Figure scripts:

┌────────

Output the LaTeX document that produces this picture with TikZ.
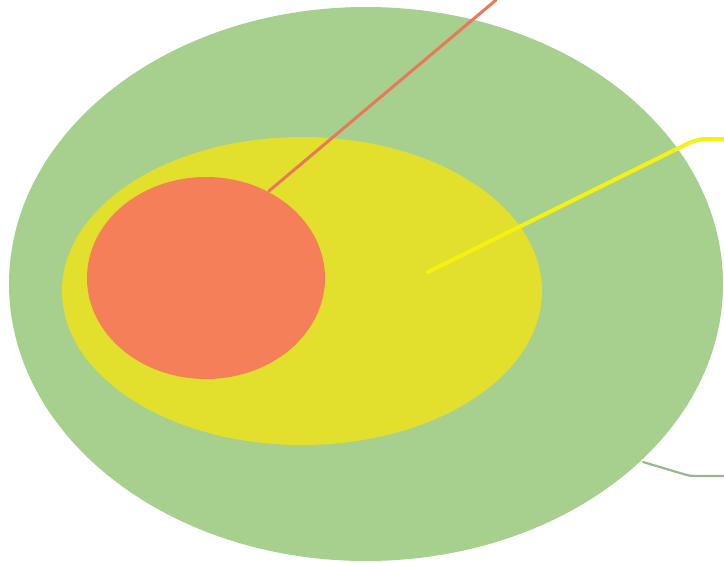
\documentclass[tikz,border=0pt]{standalone}
\usepackage{xcolor}
\usepackage{tikz}

\definecolor{outergreen}{HTML}{A7D08F}
\definecolor{midyellow}{HTML}{E2E02C}
\definecolor{innerred}{HTML}{F47F58}
\definecolor{leadyellow}{HTML}{F5F212}
\definecolor{leadgreen}{HTML}{97B98A}
\definecolor{leadred}{HTML}{E9775A}

\begin{document}
\begin{tikzpicture}[
  x=1pt,
  y=-1pt,
  leader/.style={line cap=round, line join=round},
]
\path[use as bounding box] (0,0) rectangle (724,563);

% Nested sets.
\fill[outergreen] (366,284) ellipse [x radius=357, y radius=277];
\fill[midyellow] (302,291) ellipse [x radius=240, y radius=154];
\fill[innerred] (206,278) ellipse [x radius=119, y radius=101];

% Leader ends.
\coordinate (redIn) at (269,191);
\coordinate (redOut) at (496,0);
\coordinate (yelIn) at (428,272);
\coordinate (yelKnee) at (697,139);
\coordinate (yelOut) at (724,139);
\coordinate (grnIn) at (643,462);
\coordinate (grnKnee) at (690,476);
\coordinate (grnOut) at (724,476);

% Leaders.
\draw[leader, leadred, line width=3pt] (redIn) -- (redOut);
\draw[leader, leadyellow, line width=4pt, rounded corners=9pt] (yelIn) -- (yelKnee) -- (yelOut);
\draw[leader, leadgreen, line width=2.2pt, rounded corners=4pt] (grnIn) -- (grnKnee) -- (grnOut);

\end{tikzpicture}
\end{document}
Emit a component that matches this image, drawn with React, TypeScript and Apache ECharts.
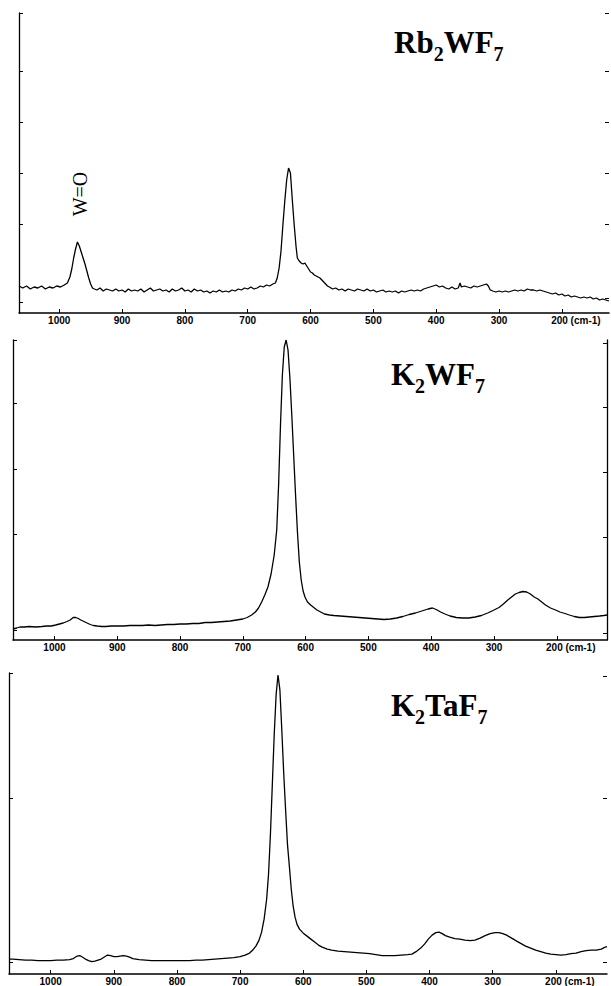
import React, { useEffect, useRef } from "react";
import * as echarts from "echarts";

const X_TICKS = [1000, 900, 800, 700, 600, 500, 400, 300, 200];

const P1_LEFT_TICKS = [300, 242, 191, 140, 89, 11];
const P1_RIGHT_TICKS = [300, 242, 191, 140, 89, 15];
const P2_LEFT_TICKS = [300, 237, 171, 106, 10];
const P2_RIGHT_TICKS = [297, 233, 168, 103, 7];
const P3_LEFT_TICKS = [302, 176, 12];
const P3_RIGHT_TICKS = [299, 176, 12];

const RB2WF7: [number, number][] = [
  [1064, 27], [1058, 25], [1052, 27], [1046, 24], [1040, 26], [1034, 25], [1028, 27], [1022, 24], [1016, 26], [1010, 25],
  [1004, 27], [998, 26], [992, 28], [987, 30], [983, 36], [980, 44], [977, 55], [974, 64], [971, 71], [968, 67],
  [965, 61], [962, 55], [959, 49], [956, 42], [953, 35], [950, 29], [947, 25], [944, 24], [940, 23], [935, 25],
  [930, 22], [925, 24], [920, 23], [915, 22], [910, 24], [905, 22], [900, 23], [895, 21], [890, 24], [885, 22],
  [880, 23], [875, 22], [870, 24], [865, 21], [860, 23], [855, 25], [850, 22], [845, 23], [840, 24], [835, 22],
  [830, 23], [825, 21], [820, 24], [815, 22], [810, 23], [805, 25], [800, 22], [795, 23], [790, 21], [785, 24],
  [780, 22], [775, 23], [770, 21], [765, 22], [760, 20], [755, 22], [750, 21], [745, 23], [740, 21], [735, 22],
  [730, 21], [725, 23], [720, 22], [715, 24], [710, 23], [705, 25], [700, 24], [695, 26], [690, 24], [685, 25],
  [680, 27], [675, 26], [670, 28], [665, 27], [660, 29], [656, 30], [653, 35], [650, 45], [647, 62], [644, 88],
  [641, 112], [638, 133], [635, 145], [632, 140], [629, 113], [626, 88], [623, 66], [621, 55], [618, 52], [615, 50],
  [612, 49], [609, 50], [606, 47], [603, 44], [600, 41], [597, 40], [594, 38], [591, 37], [588, 36], [585, 35],
  [582, 33], [579, 31], [576, 29], [573, 27], [570, 26], [565, 24], [560, 25], [555, 23], [550, 24], [545, 22],
  [540, 24], [535, 23], [530, 22], [525, 24], [520, 23], [515, 22], [510, 24], [505, 22], [500, 23], [495, 21],
  [490, 22], [485, 23], [480, 21], [475, 22], [470, 21], [465, 22], [460, 20], [455, 22], [450, 21], [445, 22],
  [440, 23], [435, 22], [430, 23], [425, 22], [420, 24], [415, 25], [410, 26], [405, 27], [400, 28], [395, 26],
  [390, 27], [385, 25], [380, 24], [375, 26], [370, 24], [365, 25], [362, 30], [360, 26], [355, 27], [350, 26],
  [345, 25], [340, 27], [335, 26], [330, 27], [325, 28], [320, 29], [317, 27], [314, 23], [310, 22], [305, 21],
  [300, 22], [295, 21], [290, 22], [285, 21], [280, 22], [275, 23], [270, 22], [265, 23], [260, 22], [255, 24],
  [250, 23], [245, 23], [240, 22], [235, 23], [230, 22], [225, 21], [220, 20], [215, 19], [210, 20], [205, 18],
  [200, 19], [195, 17], [190, 18], [185, 16], [180, 17], [175, 16], [170, 15], [165, 16], [160, 15], [155, 16],
  [150, 14], [145, 15], [140, 13], [135, 14], [130, 13], [125, 12],
];

const K2WF7: [number, number][] = [
  [1066, 11], [1060, 12], [1055, 13], [1048, 13], [1040, 13.5], [1030, 13], [1020, 13.5], [1012, 14], [1005, 14], [998, 15],
  [992, 16], [986, 17], [980, 18.5], [975, 20], [970, 22.5], [966, 22.5], [962, 21.5], [958, 20], [953, 18.5], [948, 17],
  [943, 15.5], [938, 14.5], [932, 14], [925, 13.5], [918, 13.5], [910, 14], [900, 14], [890, 14], [880, 14.5], [870, 14.5],
  [860, 14.5], [850, 15], [840, 14.5], [830, 15], [820, 15.5], [810, 15.5], [800, 16], [790, 16], [780, 16.5], [770, 16.5],
  [760, 17.5], [750, 17.5], [740, 18], [730, 18.5], [720, 19], [710, 20], [700, 21], [693, 22.5], [686, 25], [680, 28],
  [675, 32], [670, 38], [665, 45], [660, 53], [655, 66], [650, 85], [646, 110], [643, 155], [640, 215], [637, 265],
  [634, 293], [631, 300], [628, 290], [625, 262], [622, 225], [619, 185], [616, 145], [613, 108], [610, 78], [607, 60],
  [604, 49], [601, 43], [597, 38], [592, 35], [588, 33], [582, 30], [576, 28], [570, 26], [562, 25], [555, 24.5],
  [545, 24], [535, 23.5], [525, 23], [515, 22.5], [505, 22], [495, 21.5], [485, 21], [475, 20.5], [465, 21], [455, 22],
  [445, 23.5], [435, 25.5], [425, 27], [415, 29], [405, 31], [398, 32], [392, 30.5], [385, 28], [378, 26], [370, 24],
  [360, 22.5], [350, 22], [340, 22], [330, 23], [320, 24.5], [310, 27], [300, 30], [292, 32.5], [285, 36], [278, 40],
  [272, 43], [266, 46], [260, 47.5], [254, 48.5], [248, 48], [242, 46], [236, 43], [230, 41], [224, 38], [218, 35],
  [210, 32], [202, 30], [195, 28], [187, 26.5], [180, 25], [172, 23.5], [164, 22.5], [156, 22.5], [148, 23], [140, 23.5],
  [132, 24], [125, 24.5], [120, 25],
];

const K2TAF7: [number, number][] = [
  [1065, 15], [1060, 15], [1050, 14.5], [1040, 14], [1030, 14], [1020, 13.5], [1010, 13.5], [1000, 13.5], [990, 14], [980, 14],
  [970, 14.5], [964, 15.5], [958, 18], [954, 18.5], [950, 17], [945, 15], [940, 13.5], [935, 12.5], [930, 13], [925, 14],
  [920, 15], [915, 17], [910, 19], [905, 18.5], [900, 17.5], [895, 17.5], [890, 18], [885, 18.5], [880, 18], [875, 17],
  [870, 15.5], [860, 14.5], [850, 14], [840, 13.5], [830, 13.5], [820, 13.5], [810, 13.5], [800, 13.5], [790, 13.5], [780, 13.5],
  [770, 14], [760, 14], [750, 14.5], [740, 15], [730, 15.5], [720, 16], [710, 16.5], [700, 17.5], [692, 19], [685, 21],
  [680, 24], [675, 28], [670, 34], [666, 42], [662, 55], [658, 75], [655, 100], [652, 140], [649, 190], [646, 240],
  [643, 280], [640, 300], [637, 285], [634, 245], [631, 202], [628, 165], [625, 130], [622, 108], [619, 85], [616, 68],
  [613, 57], [610, 50], [606, 45], [600, 41], [594, 38], [588, 35], [582, 32], [576, 29], [570, 27], [562, 25],
  [555, 24], [545, 23], [535, 22.5], [525, 22], [515, 21.5], [505, 21], [495, 20.5], [485, 19.5], [475, 18.5], [465, 18.5],
  [455, 18.5], [445, 19], [435, 19.5], [428, 20], [420, 23], [414, 26], [408, 30], [402, 35], [396, 39], [390, 41.5],
  [385, 42], [380, 40.5], [375, 38.5], [368, 37], [360, 35.5], [352, 35], [344, 34], [336, 33.5], [328, 34], [320, 36],
  [312, 38.5], [304, 40.5], [296, 41.5], [290, 41.5], [284, 40.5], [278, 39], [270, 36], [262, 33], [255, 30.5], [248, 28],
  [240, 26], [232, 24], [224, 22.5], [216, 21], [208, 20], [200, 19.5], [192, 19], [184, 19.5], [176, 20.5], [168, 21],
  [160, 22.5], [152, 23.5], [144, 24], [136, 24], [128, 25], [122, 27], [119, 27.5],
];

const LABEL_WO = "W=O";
const WO_POS: [number, number] = [967, 119];

const SERIF = "'Liberation Serif', 'Times New Roman', serif";
const SANS = "'Liberation Sans', Arial, sans-serif";

function xAxis(i: number, min: number, max: number, margin: number) {
  return {
    type: "value",
    gridIndex: i,
    min,
    max,
    inverse: true,
    axisLine: { show: true, onZero: false, lineStyle: { color: "#000", width: 1.5 } },
    axisTick: { show: true, inside: true, length: 4, customValues: X_TICKS, lineStyle: { color: "#000", width: 1 } },
    axisLabel: {
      customValues: X_TICKS,
      margin,
      fontSize: 10,
      fontWeight: "bold",
      fontFamily: SANS,
      color: "#000",
      formatter: (v: number) => (v === 200 ? "{u|200 (cm-1)}" : String(v)),
      rich: {
        u: { fontSize: 10, fontWeight: "bold", fontFamily: SANS, color: "#000", padding: [0, 0, 0, 28] },
      },
    },
    splitLine: { show: false },
  };
}

function yAxis(i: number, max: number, pos: string, ticks: number[], line: boolean) {
  return {
    type: "value",
    gridIndex: i,
    min: 0,
    max,
    position: pos,
    axisLine: { show: line, onZero: false, lineStyle: { color: "#000", width: 1.3 } },
    axisTick: { show: true, inside: true, length: 4, customValues: ticks, lineStyle: { color: "#000", width: 1 } },
    axisLabel: { show: false },
    splitLine: { show: false },
  };
}

function titleRich(main1: string, sub1: string, main2: string, sub2: string) {
  return `{a|${main1}}{s|${sub1}}{a|${main2}}{s|${sub2}}`;
}

export default function App() {
  const ref = useRef<HTMLDivElement>(null);
  useEffect(() => {
    const chart = echarts.init(ref.current!, null, { renderer: "svg" });
    const rich = {
      a: { fontSize: 31, fontWeight: "bold", fontFamily: SERIF, color: "#000", lineHeight: 32, verticalAlign: "top" },
      s: { fontSize: 20, fontWeight: "bold", fontFamily: SERIF, color: "#000", lineHeight: 20, verticalAlign: "top", padding: [17, 0, 0, 0] },
    };
    const lineStyle = { color: "#000", width: 1.3 };
    chart.setOption({
      animation: false,
      backgroundColor: "#fff",
      title: [
        { text: titleRich("Rb", "2", "WF", "7"), left: 394, top: 27, padding: 0, textStyle: { rich } },
        { text: titleRich("K", "2", "WF", "7"), left: 391, top: 359, padding: 0, textStyle: { rich } },
        { text: titleRich("K", "2", "TaF", "7"), left: 391, top: 690, padding: 0, textStyle: { rich } },
      ],
      grid: [
        { left: 19, top: 13, width: 590, height: 300 },
        { left: 13, top: 340, width: 594, height: 300 },
        { left: 9, top: 673, width: 598, height: 302 },
      ],
      xAxis: [xAxis(0, 125, 1064, 2), xAxis(1, 120, 1066, 2), xAxis(2, 119, 1066, 2)],
      yAxis: [
        yAxis(0, 300, "left", P1_LEFT_TICKS, true),
        yAxis(0, 300, "right", P1_RIGHT_TICKS, false),
        yAxis(1, 300, "left", P2_LEFT_TICKS, true),
        yAxis(1, 300, "right", P2_RIGHT_TICKS, true),
        yAxis(2, 302, "left", P3_LEFT_TICKS, true),
        yAxis(2, 302, "right", P3_RIGHT_TICKS, false),
      ],
      series: [
        {
          type: "line",
          xAxisIndex: 0,
          yAxisIndex: 0,
          data: RB2WF7,
          showSymbol: false,
          lineStyle,
          markPoint: {
            symbolSize: 0,
            data: [
              {
                coord: WO_POS,
                label: {
                  show: true,
                  formatter: LABEL_WO,
                  position: "inside",
                  rotate: 90,
                  fontSize: 20,
                  fontFamily: SERIF,
                  color: "#000",
                },
              },
            ],
          },
        },
        { type: "line", xAxisIndex: 1, yAxisIndex: 2, data: K2WF7, showSymbol: false, lineStyle },
        { type: "line", xAxisIndex: 2, yAxisIndex: 4, data: K2TAF7, showSymbol: false, lineStyle },
      ],
    });
    return () => chart.dispose();
  }, []);
  return (
    <div
      ref={ref}
      style={{ position: "fixed", left: 0, top: 0, width: 611, height: 986, background: "#fff" }}
    />
  );
}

└────────

■ OBJECTIVE: Taking the entries above, extract every line from the one bearing "Emit a component" through the one bearing "400, 300, 200];", exactly, with no pictures.

■ EXPECTED ANSWER:
Emit a component that matches this image, drawn with React, TypeScript and Apache ECharts.
import React, { useEffect, useRef } from "react";
import * as echarts from "echarts";

const X_TICKS = [1000, 900, 800, 700, 600, 500, 400, 300, 200];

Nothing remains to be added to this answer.